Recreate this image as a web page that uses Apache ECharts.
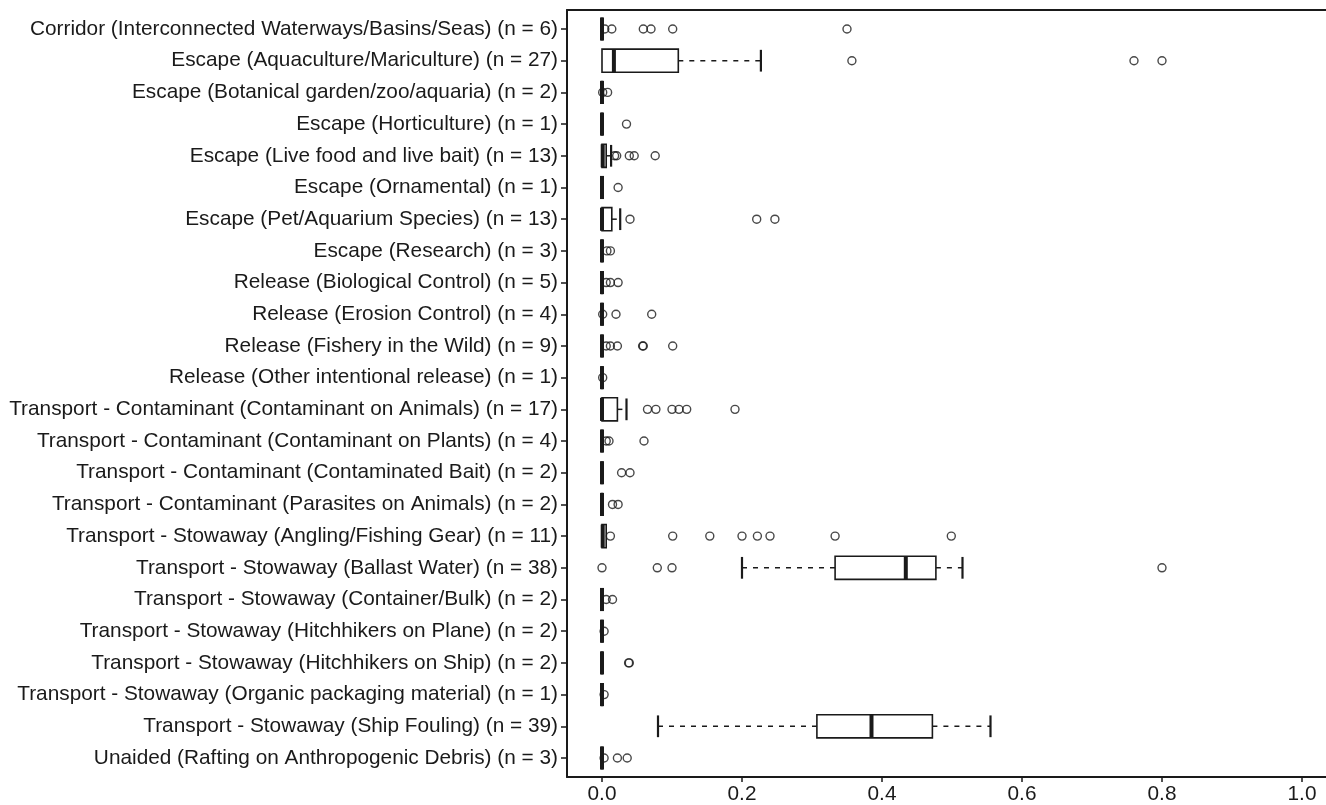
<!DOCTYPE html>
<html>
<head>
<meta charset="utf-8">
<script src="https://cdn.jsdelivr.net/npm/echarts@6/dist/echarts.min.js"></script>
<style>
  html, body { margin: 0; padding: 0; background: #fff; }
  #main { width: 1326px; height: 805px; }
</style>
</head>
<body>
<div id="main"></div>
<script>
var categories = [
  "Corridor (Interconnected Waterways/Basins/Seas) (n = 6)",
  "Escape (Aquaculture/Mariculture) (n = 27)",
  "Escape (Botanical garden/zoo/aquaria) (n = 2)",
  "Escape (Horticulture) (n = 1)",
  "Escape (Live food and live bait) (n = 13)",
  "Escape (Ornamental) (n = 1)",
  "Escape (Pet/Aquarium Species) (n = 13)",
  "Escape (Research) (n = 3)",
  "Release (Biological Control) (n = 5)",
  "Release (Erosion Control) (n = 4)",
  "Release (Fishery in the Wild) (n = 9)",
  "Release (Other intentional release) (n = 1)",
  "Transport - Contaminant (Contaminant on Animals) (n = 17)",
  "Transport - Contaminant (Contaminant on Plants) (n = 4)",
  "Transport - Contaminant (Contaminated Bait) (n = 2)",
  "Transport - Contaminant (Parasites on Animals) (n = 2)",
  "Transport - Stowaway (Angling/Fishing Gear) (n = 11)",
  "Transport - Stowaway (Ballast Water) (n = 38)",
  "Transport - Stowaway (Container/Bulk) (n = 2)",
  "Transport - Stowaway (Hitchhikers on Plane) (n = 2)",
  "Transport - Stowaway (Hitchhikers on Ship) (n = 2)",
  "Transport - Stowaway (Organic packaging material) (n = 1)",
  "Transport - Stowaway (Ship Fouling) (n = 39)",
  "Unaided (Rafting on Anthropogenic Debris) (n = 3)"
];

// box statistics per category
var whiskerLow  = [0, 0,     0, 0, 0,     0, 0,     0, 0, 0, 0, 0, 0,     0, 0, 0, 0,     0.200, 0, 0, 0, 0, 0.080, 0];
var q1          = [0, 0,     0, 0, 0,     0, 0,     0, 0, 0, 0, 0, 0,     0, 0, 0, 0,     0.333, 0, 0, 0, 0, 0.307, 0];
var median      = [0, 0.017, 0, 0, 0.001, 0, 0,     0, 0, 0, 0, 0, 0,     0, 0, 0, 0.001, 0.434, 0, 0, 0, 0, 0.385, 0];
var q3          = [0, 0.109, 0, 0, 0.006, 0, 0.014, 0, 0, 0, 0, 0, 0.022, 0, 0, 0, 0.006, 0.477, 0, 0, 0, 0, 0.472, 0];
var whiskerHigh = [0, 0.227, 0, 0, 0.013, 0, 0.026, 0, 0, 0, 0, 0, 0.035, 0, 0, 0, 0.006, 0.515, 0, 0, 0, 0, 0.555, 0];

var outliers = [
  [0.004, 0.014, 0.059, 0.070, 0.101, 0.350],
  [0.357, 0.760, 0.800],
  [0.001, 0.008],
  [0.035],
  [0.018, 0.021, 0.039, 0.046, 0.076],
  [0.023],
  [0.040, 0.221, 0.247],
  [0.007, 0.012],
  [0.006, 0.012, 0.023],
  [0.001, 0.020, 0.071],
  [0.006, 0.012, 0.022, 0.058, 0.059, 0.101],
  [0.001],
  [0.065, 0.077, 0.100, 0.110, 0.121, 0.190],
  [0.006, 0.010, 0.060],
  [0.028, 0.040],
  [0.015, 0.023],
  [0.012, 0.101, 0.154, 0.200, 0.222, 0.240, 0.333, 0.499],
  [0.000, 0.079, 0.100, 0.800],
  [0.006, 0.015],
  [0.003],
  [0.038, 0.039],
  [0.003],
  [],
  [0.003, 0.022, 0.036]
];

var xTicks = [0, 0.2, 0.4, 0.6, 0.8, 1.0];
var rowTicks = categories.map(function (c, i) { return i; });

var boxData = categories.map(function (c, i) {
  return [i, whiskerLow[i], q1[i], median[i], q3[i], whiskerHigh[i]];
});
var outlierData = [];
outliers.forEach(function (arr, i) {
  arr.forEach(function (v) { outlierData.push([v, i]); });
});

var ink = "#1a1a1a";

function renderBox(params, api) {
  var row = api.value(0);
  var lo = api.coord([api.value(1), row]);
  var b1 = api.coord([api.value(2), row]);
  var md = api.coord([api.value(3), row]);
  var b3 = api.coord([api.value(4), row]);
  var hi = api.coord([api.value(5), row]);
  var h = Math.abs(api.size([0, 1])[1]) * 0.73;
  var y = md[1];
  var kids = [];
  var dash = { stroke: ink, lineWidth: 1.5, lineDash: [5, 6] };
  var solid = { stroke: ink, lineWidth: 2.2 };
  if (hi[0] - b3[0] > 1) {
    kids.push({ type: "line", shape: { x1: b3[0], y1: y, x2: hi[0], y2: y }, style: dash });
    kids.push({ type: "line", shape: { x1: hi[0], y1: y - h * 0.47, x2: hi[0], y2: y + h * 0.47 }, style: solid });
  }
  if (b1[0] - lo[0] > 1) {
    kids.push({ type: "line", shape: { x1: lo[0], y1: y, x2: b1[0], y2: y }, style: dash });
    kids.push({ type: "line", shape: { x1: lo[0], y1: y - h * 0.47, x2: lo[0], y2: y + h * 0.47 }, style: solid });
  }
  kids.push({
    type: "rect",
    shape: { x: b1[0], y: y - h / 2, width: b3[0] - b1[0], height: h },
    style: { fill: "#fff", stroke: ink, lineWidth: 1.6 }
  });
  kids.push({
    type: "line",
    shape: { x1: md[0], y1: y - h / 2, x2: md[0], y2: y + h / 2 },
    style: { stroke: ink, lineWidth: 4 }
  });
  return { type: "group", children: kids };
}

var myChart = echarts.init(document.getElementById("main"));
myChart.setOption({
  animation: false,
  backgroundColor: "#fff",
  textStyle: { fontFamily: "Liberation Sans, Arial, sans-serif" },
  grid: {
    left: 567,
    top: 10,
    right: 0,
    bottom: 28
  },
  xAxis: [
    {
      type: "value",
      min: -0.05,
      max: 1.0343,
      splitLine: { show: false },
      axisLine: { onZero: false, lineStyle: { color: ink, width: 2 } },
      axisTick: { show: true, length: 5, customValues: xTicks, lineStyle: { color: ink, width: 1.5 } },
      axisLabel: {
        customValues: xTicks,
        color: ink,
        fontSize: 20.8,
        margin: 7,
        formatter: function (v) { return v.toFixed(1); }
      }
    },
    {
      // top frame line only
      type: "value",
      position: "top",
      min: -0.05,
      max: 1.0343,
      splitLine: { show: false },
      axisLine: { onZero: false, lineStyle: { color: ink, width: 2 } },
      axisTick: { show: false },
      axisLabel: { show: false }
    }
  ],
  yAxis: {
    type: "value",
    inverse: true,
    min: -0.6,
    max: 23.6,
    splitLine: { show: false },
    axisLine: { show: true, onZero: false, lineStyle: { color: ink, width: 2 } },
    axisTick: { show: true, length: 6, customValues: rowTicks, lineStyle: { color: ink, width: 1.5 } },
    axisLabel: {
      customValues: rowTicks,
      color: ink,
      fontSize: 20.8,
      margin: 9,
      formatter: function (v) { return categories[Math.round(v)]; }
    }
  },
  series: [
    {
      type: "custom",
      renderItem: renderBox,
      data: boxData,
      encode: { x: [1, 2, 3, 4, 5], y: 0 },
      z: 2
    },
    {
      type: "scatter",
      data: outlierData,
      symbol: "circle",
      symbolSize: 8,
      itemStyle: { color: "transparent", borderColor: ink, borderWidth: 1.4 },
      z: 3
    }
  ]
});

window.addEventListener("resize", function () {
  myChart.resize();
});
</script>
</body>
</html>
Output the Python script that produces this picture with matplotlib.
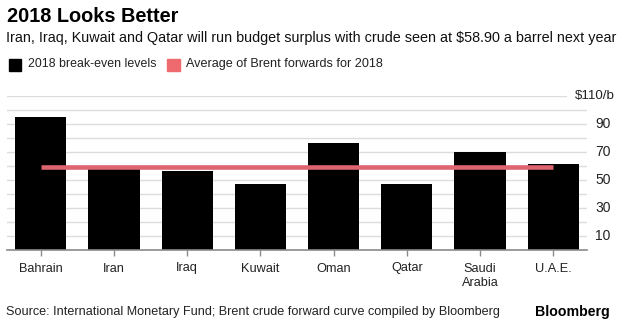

Exercise directions: Repeat every record precisely. Any picture among them stays out of the copy.

Output of the task:
Recreate this image as a web page that uses Apache ECharts.
<!DOCTYPE html>
<html>
<head>
<meta charset="utf-8">
<script src="https://cdn.jsdelivr.net/npm/echarts@6/dist/echarts.min.js"></script>
<style>
  html, body { margin: 0; padding: 0; background: #fff; }
  #main { width: 1326px; height: 805px; }
</style>
</head>
<body>
<div id="main"></div>
<script>
var categories = [
  "Corridor (Interconnected Waterways/Basins/Seas) (n = 6)",
  "Escape (Aquaculture/Mariculture) (n = 27)",
  "Escape (Botanical garden/zoo/aquaria) (n = 2)",
  "Escape (Horticulture) (n = 1)",
  "Escape (Live food and live bait) (n = 13)",
  "Escape (Ornamental) (n = 1)",
  "Escape (Pet/Aquarium Species) (n = 13)",
  "Escape (Research) (n = 3)",
  "Release (Biological Control) (n = 5)",
  "Release (Erosion Control) (n = 4)",
  "Release (Fishery in the Wild) (n = 9)",
  "Release (Other intentional release) (n = 1)",
  "Transport - Contaminant (Contaminant on Animals) (n = 17)",
  "Transport - Contaminant (Contaminant on Plants) (n = 4)",
  "Transport - Contaminant (Contaminated Bait) (n = 2)",
  "Transport - Contaminant (Parasites on Animals) (n = 2)",
  "Transport - Stowaway (Angling/Fishing Gear) (n = 11)",
  "Transport - Stowaway (Ballast Water) (n = 38)",
  "Transport - Stowaway (Container/Bulk) (n = 2)",
  "Transport - Stowaway (Hitchhikers on Plane) (n = 2)",
  "Transport - Stowaway (Hitchhikers on Ship) (n = 2)",
  "Transport - Stowaway (Organic packaging material) (n = 1)",
  "Transport - Stowaway (Ship Fouling) (n = 39)",
  "Unaided (Rafting on Anthropogenic Debris) (n = 3)"
];

// box statistics per category
var whiskerLow  = [0, 0,     0, 0, 0,     0, 0,     0, 0, 0, 0, 0, 0,     0, 0, 0, 0,     0.200, 0, 0, 0, 0, 0.080, 0];
var q1          = [0, 0,     0, 0, 0,     0, 0,     0, 0, 0, 0, 0, 0,     0, 0, 0, 0,     0.333, 0, 0, 0, 0, 0.307, 0];
var median      = [0, 0.017, 0, 0, 0.001, 0, 0,     0, 0, 0, 0, 0, 0,     0, 0, 0, 0.001, 0.434, 0, 0, 0, 0, 0.385, 0];
var q3          = [0, 0.109, 0, 0, 0.006, 0, 0.014, 0, 0, 0, 0, 0, 0.022, 0, 0, 0, 0.006, 0.477, 0, 0, 0, 0, 0.472, 0];
var whiskerHigh = [0, 0.227, 0, 0, 0.013, 0, 0.026, 0, 0, 0, 0, 0, 0.035, 0, 0, 0, 0.006, 0.515, 0, 0, 0, 0, 0.555, 0];

var outliers = [
  [0.004, 0.014, 0.059, 0.070, 0.101, 0.350],
  [0.357, 0.760, 0.800],
  [0.001, 0.008],
  [0.035],
  [0.018, 0.021, 0.039, 0.046, 0.076],
  [0.023],
  [0.040, 0.221, 0.247],
  [0.007, 0.012],
  [0.006, 0.012, 0.023],
  [0.001, 0.020, 0.071],
  [0.006, 0.012, 0.022, 0.058, 0.059, 0.101],
  [0.001],
  [0.065, 0.077, 0.100, 0.110, 0.121, 0.190],
  [0.006, 0.010, 0.060],
  [0.028, 0.040],
  [0.015, 0.023],
  [0.012, 0.101, 0.154, 0.200, 0.222, 0.240, 0.333, 0.499],
  [0.000, 0.079, 0.100, 0.800],
  [0.006, 0.015],
  [0.003],
  [0.038, 0.039],
  [0.003],
  [],
  [0.003, 0.022, 0.036]
];

var xTicks = [0, 0.2, 0.4, 0.6, 0.8, 1.0];
var rowTicks = categories.map(function (c, i) { return i; });

var boxData = categories.map(function (c, i) {
  return [i, whiskerLow[i], q1[i], median[i], q3[i], whiskerHigh[i]];
});
var outlierData = [];
outliers.forEach(function (arr, i) {
  arr.forEach(function (v) { outlierData.push([v, i]); });
});

var ink = "#1a1a1a";

function renderBox(params, api) {
  var row = api.value(0);
  var lo = api.coord([api.value(1), row]);
  var b1 = api.coord([api.value(2), row]);
  var md = api.coord([api.value(3), row]);
  var b3 = api.coord([api.value(4), row]);
  var hi = api.coord([api.value(5), row]);
  var h = Math.abs(api.size([0, 1])[1]) * 0.73;
  var y = md[1];
  var kids = [];
  var dash = { stroke: ink, lineWidth: 1.5, lineDash: [5, 6] };
  var solid = { stroke: ink, lineWidth: 2.2 };
  if (hi[0] - b3[0] > 1) {
    kids.push({ type: "line", shape: { x1: b3[0], y1: y, x2: hi[0], y2: y }, style: dash });
    kids.push({ type: "line", shape: { x1: hi[0], y1: y - h * 0.47, x2: hi[0], y2: y + h * 0.47 }, style: solid });
  }
  if (b1[0] - lo[0] > 1) {
    kids.push({ type: "line", shape: { x1: lo[0], y1: y, x2: b1[0], y2: y }, style: dash });
    kids.push({ type: "line", shape: { x1: lo[0], y1: y - h * 0.47, x2: lo[0], y2: y + h * 0.47 }, style: solid });
  }
  kids.push({
    type: "rect",
    shape: { x: b1[0], y: y - h / 2, width: b3[0] - b1[0], height: h },
    style: { fill: "#fff", stroke: ink, lineWidth: 1.6 }
  });
  kids.push({
    type: "line",
    shape: { x1: md[0], y1: y - h / 2, x2: md[0], y2: y + h / 2 },
    style: { stroke: ink, lineWidth: 4 }
  });
  return { type: "group", children: kids };
}

var myChart = echarts.init(document.getElementById("main"));
myChart.setOption({
  animation: false,
  backgroundColor: "#fff",
  textStyle: { fontFamily: "Liberation Sans, Arial, sans-serif" },
  grid: {
    left: 567,
    top: 10,
    right: 0,
    bottom: 28
  },
  xAxis: [
    {
      type: "value",
      min: -0.05,
      max: 1.0343,
      splitLine: { show: false },
      axisLine: { onZero: false, lineStyle: { color: ink, width: 2 } },
      axisTick: { show: true, length: 5, customValues: xTicks, lineStyle: { color: ink, width: 1.5 } },
      axisLabel: {
        customValues: xTicks,
        color: ink,
        fontSize: 20.8,
        margin: 7,
        formatter: function (v) { return v.toFixed(1); }
      }
    },
    {
      // top frame line only
      type: "value",
      position: "top",
      min: -0.05,
      max: 1.0343,
      splitLine: { show: false },
      axisLine: { onZero: false, lineStyle: { color: ink, width: 2 } },
      axisTick: { show: false },
      axisLabel: { show: false }
    }
  ],
  yAxis: {
    type: "value",
    inverse: true,
    min: -0.6,
    max: 23.6,
    splitLine: { show: false },
    axisLine: { show: true, onZero: false, lineStyle: { color: ink, width: 2 } },
    axisTick: { show: true, length: 6, customValues: rowTicks, lineStyle: { color: ink, width: 1.5 } },
    axisLabel: {
      customValues: rowTicks,
      color: ink,
      fontSize: 20.8,
      margin: 9,
      formatter: function (v) { return categories[Math.round(v)]; }
    }
  },
  series: [
    {
      type: "custom",
      renderItem: renderBox,
      data: boxData,
      encode: { x: [1, 2, 3, 4, 5], y: 0 },
      z: 2
    },
    {
      type: "scatter",
      data: outlierData,
      symbol: "circle",
      symbolSize: 8,
      itemStyle: { color: "transparent", borderColor: ink, borderWidth: 1.4 },
      z: 3
    }
  ]
});

window.addEventListener("resize", function () {
  myChart.resize();
});
</script>
</body>
</html>
Output the Python script that produces this picture with matplotlib.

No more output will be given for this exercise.